Example 1: Switching from Competitor A to Your Solution

Situation: Mid-market SaaS using Competitor A. Company grew from 50 to 150 people. New VP Sales hired with preference for different tool.

Displacement strategy: 1. Target: New VP Sales (change agent) 2. Message: "Your current tool wasn't built for teams your size" 3. Pain point: Manual data management as team scaled 4. Approach: Demo tailored to new VP's use cases + offer pilot 5. Economic buyer: CFO (cares about implementation cost and ROI) 6. Message to CFO: 2-week implementation, 3-month breakeven, $80K annual savings

Timeline: - Month 1: Initial outreach to VP Sales, positioning around scale - Month 2: Pilot with VP Sales' team (2 weeks) - Month 3: Debrief, decision to move forward, economic buyer engagement - Month 4: Contract negotiation, implementation planning - Month 5: Implementation - Month 6: Go-live

Result: Displaced competitor. New customer with strong reference value (other prospects see successful switch).

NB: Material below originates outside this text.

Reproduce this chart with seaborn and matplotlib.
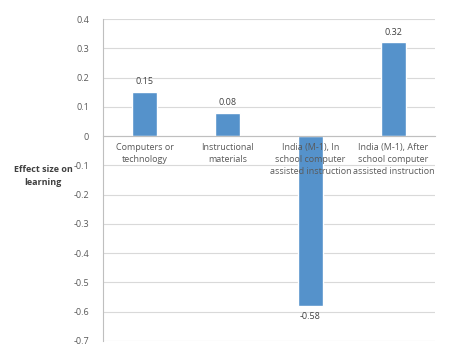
import matplotlib
matplotlib.use("Agg")
import matplotlib.pyplot as plt
import seaborn as sns
import pandas as pd
import numpy as np

categories = ["Computers or\ntechnology", "Instructional\nmaterials",
              "India (M-1), In\nschool computer\nassisted instruction",
              "India (M-1), After\nschool computer\nassisted instruction"]
values = [0.15, 0.08, -0.58, 0.32]
value_labels = ["0.15", "0.08", "-0.58", "0.32"]
yticks = [0.4, 0.3, 0.2, 0.1, 0, -0.1, -0.2, -0.3, -0.4, -0.5, -0.6, -0.7]
ytick_labels = ["0.4", "0.3", "0.2", "0.1", "0", "-0.1", "-0.2", "-0.3", "-0.4", "-0.5", "-0.6", "-0.7"]
ylabel = "Effect size on\nlearning"

sns.set_style("white")
plt.rcParams['font.family'] = ['Open Sans', 'DejaVu Sans']

df = pd.DataFrame({"cat": categories, "val": values})
fig = plt.figure(figsize=(4.53, 3.53), dpi=100)
ax = fig.add_axes([0.2274, 0.034, 0.733, 0.912])
sns.barplot(data=df, x="cat", y="val", color="#5592CB", width=0.3, ax=ax,
            saturation=1, zorder=3)
ax.set_ylim(-0.7, 0.4)
ax.set_xlim(-0.5, 3.5)
ax.set_yticks(yticks)
ax.set_yticklabels(ytick_labels, color="#595959", fontsize=6.5)
ax.grid(axis="y", color="#D9D9D9", linewidth=0.8, zorder=0)
ax.set_axisbelow(True)
for s in ["top", "right"]:
    ax.spines[s].set_visible(False)
ax.spines["left"].set_color("#BFBFBF")
ax.spines["left"].set_linewidth(0.8)
ax.spines["bottom"].set_position(("data", 0))
ax.spines["bottom"].set_color("#BFBFBF")
ax.spines["bottom"].set_linewidth(0.8)
ax.spines["bottom"].set_zorder(4)
ax.tick_params(axis="y", length=0, pad=10)
ax.set_xticks(range(len(categories)))
ax.set_xticklabels([])
ax.tick_params(axis="x", which="major", length=0)
ax.set_xticks([0.5, 1.5, 2.5], minor=True)
ax.tick_params(axis="x", which="minor", length=3, color="#BFBFBF", direction="out")
ax.set_xlabel("")
ax.set_ylabel("")

for i, c in enumerate(categories):
    ax.annotate(c, xy=(i, 0), xytext=(0, -5), textcoords="offset points",
                ha="center", va="top", fontsize=6.5, color="#595959",
                linespacing=1.45, zorder=6)

fig.text(43 / 453, 1 - 176 / 353, ylabel, ha="center", va="center", fontsize=6.5,
         fontweight="bold", color="#404040", linespacing=1.7)

for i, (v, t) in enumerate(zip(values, value_labels)):
    off = 0.035 if v >= 0 else -0.035
    ax.text(i, v + off, t, ha="center", va="center", fontsize=6.5, color="#404040")
fig.savefig("out.png", dpi=100)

Example 2: Account Using Multiple Competitors

Situation: Large account using 3 different tools to solve related problems. Wants to consolidate.

Displacement strategy: 1. Target: Consolidation pain (they're using 3 tools, we solve all 3) 2. Message: "Consolidate to a unified platform" 3. Advantage: Unified data, single implementation, simpler management 4. Approach: Show total cost of ownership comparison (3 tools vs. our 1 tool) 5. Economic buyer: Operations executive (cares about simplification)

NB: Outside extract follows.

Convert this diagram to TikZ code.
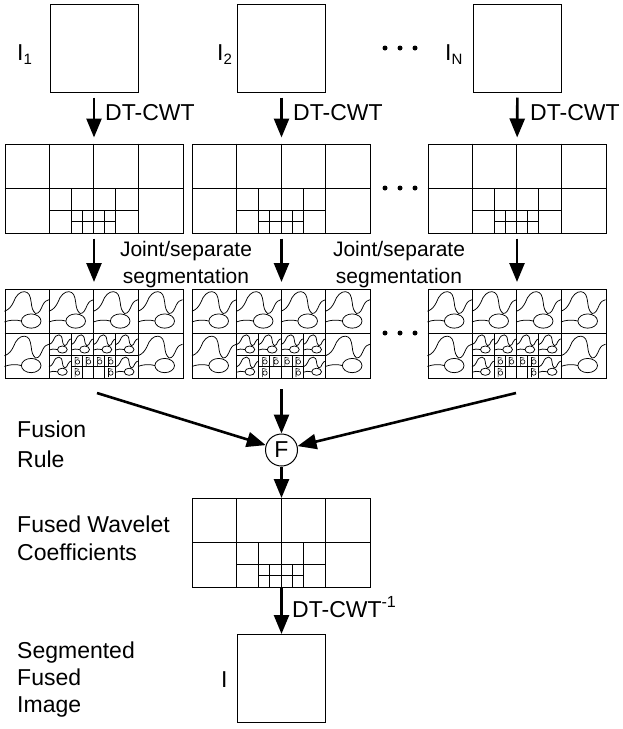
\documentclass[tikz,border=0pt]{standalone}
\usepackage{fontspec}
\setmainfont{Liberation Sans}
\usetikzlibrary{arrows.meta,calc}
\tikzset{
 txt/.style={inner sep=0pt, font=\fontsize{23}{28}\selectfont},
 jtxt/.style={inner sep=0pt, font=\fontsize{21}{26}\selectfont},
 imgbox/.style={draw, line width=1pt, minimum width=88pt, minimum height=88pt, inner sep=0pt},
 gridbox/.style={draw, line width=1pt, minimum width=178pt, minimum height=89pt, inner sep=0pt},
 gline/.style={line width=0.9pt},
 bline/.style={line width=0.75pt},
 tline/.style={line width=0.6pt},
 arr/.style={line width=2.6pt, -{Triangle[length=19pt,width=15pt]}},
 fcirc/.style={draw, circle, line width=1pt, minimum size=32pt, inner sep=0pt, font=\fontsize{23}{28}\selectfont},
 edot/.style={circle, fill, inner sep=0pt, minimum size=5pt},
 blob/.pic={
  \draw[bline] (0,0.5) .. controls (0.1,0.46) and (0.15,0.4) .. (0.2,0.3)
     .. controls (0.25,0.15) and (0.35,0.05) .. (0.45,0.06)
     .. controls (0.55,0.07) and (0.58,0.15) .. (0.6,0.3)
     .. controls (0.61,0.4) and (0.63,0.5) .. (0.7,0.55)
     .. controls (0.78,0.56) and (0.82,0.45) .. (0.86,0.36)
     .. controls (0.9,0.28) and (0.95,0.25) .. (1,0.24);
  \draw[bline] (0,0.74) .. controls (0.1,0.7) and (0.25,0.68) .. (0.38,0.72);
  \draw[bline] (0.6,0.72) ellipse [x radius=0.22, y radius=0.16];
 },
 tinyblob/.pic={
  \draw[tline] (0.35,0.12) -- (0.35,0.92) (0.35,0.14) -- (0.7,0.22);
  \draw[tline] (0.56,0.55) circle [radius=0.2];
 }
}
\newcommand\gridlines[1]{%
 \begin{scope}[shift={(#1.north west)},x=44.5pt,y=-44.5pt]
  \draw[gline] (0,1)--(4,1) (1,0)--(1,2) (2,0)--(2,2) (3,0)--(3,2)
   (1,1.5)--(3,1.5) (1.5,1)--(1.5,2) (2.5,1)--(2.5,2)
   (1.5,1.75)--(2.5,1.75) (1.75,1.5)--(1.75,2) (2.25,1.5)--(2.25,2);
 \end{scope}}
\newcommand\segblobs[1]{%
 \begin{scope}[shift={(#1.north west)},x=44.5pt,y=-44.5pt]
  \foreach \a/\b in {0/0,1/0,2/0,3/0,0/1,3/1} \pic at (\a,\b) {blob};
  \foreach \a/\b in {1/1,1.5/1,2/1,2.5/1,1/1.5,2.5/1.5} \pic[scale=0.5] at (\a,\b) {blob};
  \foreach \a/\b in {1.5/1.5,1.75/1.5,2/1.5,2.25/1.5,1.5/1.75,2.25/1.75} \pic[scale=0.25] at (\a,\b) {tinyblob};
 \end{scope}}
\newcommand\Ilab[1]{I\raisebox{-4pt}{\fontsize{15}{15}\selectfont #1}}
\begin{document}
\begin{tikzpicture}[x=1pt,y=-1pt]
\useasboundingbox (0,0) rectangle (623,729);
% input images
\node[imgbox] (i1) at (94,48) {};
\node[imgbox] (i2) at (281.5,48) {};
\node[imgbox] (iN) at (517.5,48) {};
\node[txt, anchor=base west] (l1) at (17,60) {\Ilab{1}};
\node[txt, anchor=base west] (l2) at (217,60) {\Ilab{2}};
\node[txt, anchor=base west] (lN) at (445,60) {\Ilab{N}};
\node[edot] (a1) at (385,48) {}; \node[edot] (a2) at (400,48) {}; \node[edot] (a3) at (415,48) {};
% wavelet grids
\node[gridbox] (g1) at (94,188.5) {};
\node[gridbox] (g2) at (281.5,188.5) {};
\node[gridbox] (g3) at (517,188.5) {};
\gridlines{g1}\gridlines{g2}\gridlines{g3}
\node[edot] (b1) at (385,188) {}; \node[edot] (b2) at (400,188) {}; \node[edot] (b3) at (415,188) {};
% segmented grids
\node[gridbox] (s1) at (94,334) {};
\node[gridbox] (s2) at (281.5,334) {};
\node[gridbox] (s3) at (517,334) {};
\gridlines{s1}\gridlines{s2}\gridlines{s3}
\segblobs{s1}\segblobs{s2}\segblobs{s3}
\node[edot] (c1) at (385,333) {}; \node[edot] (c2) at (400,333) {}; \node[edot] (c3) at (415,333) {};
% arrows top
\draw[arr, shorten <=5pt, shorten >=6pt] (i1) -- (g1);
\draw[arr, shorten <=5pt, shorten >=6pt] (i2) -- (g2);
\draw[arr, shorten <=5pt, shorten >=6pt] (iN) -- (g3);
\node[txt, anchor=base west] (t1) at (105,120) {DT-CWT};
\node[txt, anchor=base west] (t2) at (293,120) {DT-CWT};
\node[txt, anchor=base west] (t3) at (530,120) {DT-CWT};
% arrows row 2 -> 3
\draw[arr, shorten <=5pt, shorten >=7pt] (g1) -- (s1);
\draw[arr, shorten <=5pt, shorten >=7pt] (g2) -- (s2);
\draw[arr, shorten <=5pt, shorten >=7pt] (g3) -- (s3);
\node[jtxt, anchor=base] (j1a) at (186,256) {Joint/separate};
\node[jtxt, anchor=base] (j1b) at (186,283) {segmentation};
\node[jtxt, anchor=base] (j2a) at (399,256) {Joint/separate};
\node[jtxt, anchor=base] (j2b) at (399,283) {segmentation};
% fusion
\node[fcirc] (F) at (281.5,450) {F};
\coordinate (fl) at (97,393);
\coordinate (fr) at (516,393);
\draw[arr] (fl) -- (F);
\draw[arr] (fr) -- (F);
\draw[arr, shorten <=10pt] (s2) -- (F);
\node[txt, anchor=base west] (fu1) at (17,437) {Fusion};
\node[txt, anchor=base west] (fu2) at (17,467) {Rule};
% fused coefficients
\node[gridbox] (fz) at (281.5,543) {};
\gridlines{fz}
\draw[arr] (F) -- (fz);
\node[txt, anchor=base west] (fw1) at (17,532) {Fused Wavelet};
\node[txt, anchor=base west] (fw2) at (17,560) {Coefficients};
% final image
\node[imgbox] (fin) at (281.5,678.5) {};
\draw[arr] (fz) -- (fin);
\node[txt, anchor=base west] (inv) at (292,617) {DT-CWT\textsuperscript{-1}};
\node[txt, anchor=base west] (lf) at (221,687) {I};
\node[txt, anchor=base west] (sf1) at (17,658) {Segmented};
\node[txt, anchor=base west] (sf2) at (17,685) {Fused};
\node[txt, anchor=base west] (sf3) at (17,712) {Image};
\end{tikzpicture}
\end{document}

Result: Win against multiple competitors simultaneously.

Common Displacement Mistakes

Mistake 1: Badmouthing the competitor

Don't say "Competitor X is bad." Prospects will defend their choice. Instead, say "They weren't built for your use case."

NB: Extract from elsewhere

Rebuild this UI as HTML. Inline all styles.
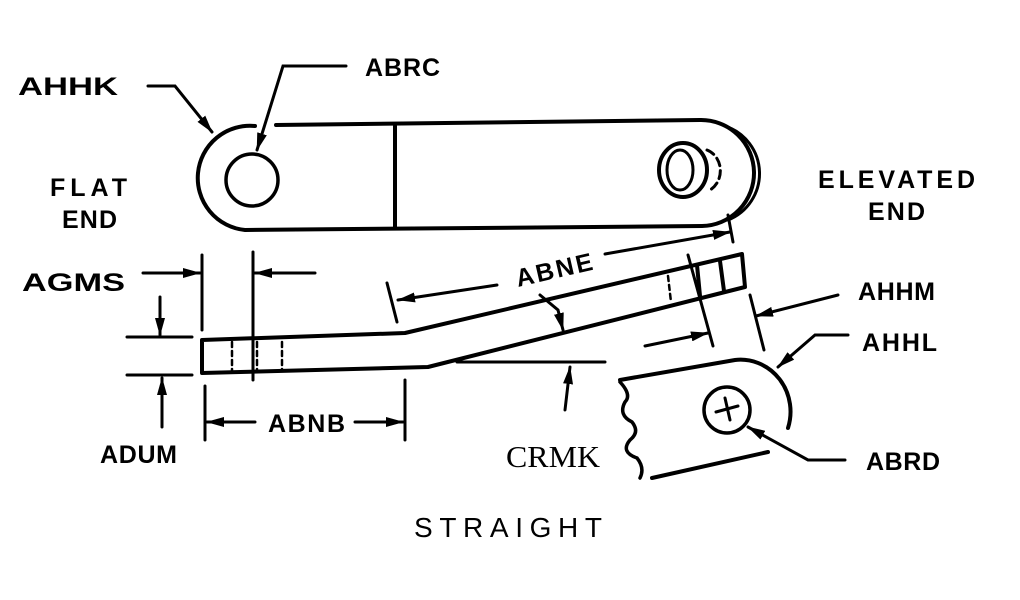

Mistake 2: Ignoring switching cost

You can't ignore switching cost. Address it head-on with pilots, implementation support, and ROI calculations.

Mistake 3: Trying to displace without a champion

You need someone at the account who benefits from switching. Find them first.

Mistake 4: Not understanding why they chose the competitor originally

Ask: "Why did you choose [Competitor] originally?" Their answer tells you what they valued then and what might change now.

Mistake 5: Generic positioning

Generic "we're better" positioning doesn't work. Specific positioning focused on their situation ("you've outgrown your tool," "weak integration," etc.) does.

Measuring Displacement Success

Track these metrics:

Displacement pipeline: - Number of accounts using competitors (total addressable market) - Number of displacement opportunities in pipeline - Displacement pipeline value

Displacement conversion: - Win rate on displacement deals (usually 20-30%, vs. 30-40% for greenfield) - Sales cycle length (usually 3-4 months vs. 2-3 months for greenfield) - Deal size (usually larger, since they're expanding use)

Displacement revenue: - % of annual revenue from displacement deals - Growth in displacement revenue year-over-year

Example: If displacement deals are 30% of your revenue but only 20% of your pipeline, you're winning displacement at higher rates. If they're 20% of revenue and 30% of pipeline, your displacement messaging needs work.

Conclusion

Displacement is hard, but it's where the biggest opportunities are. Most accounts already have a solution. Winning them requires:

  1. Identifying dissatisfaction signals
  2. Building a displacement case focused on their specific pain
  3. Finding and supporting the change agent
  4. Offering a low-risk pilot
  5. Addressing switching costs directly
  6. Getting executive support for the decision

Start by targeting 10-20 accounts currently using competitors with clear dissatisfaction signals. Run a displacement campaign against those accounts. Measure results.

If you can displace successfully, you've proven your value to a skeptical customer. That customer becomes your best reference for future displacement deals.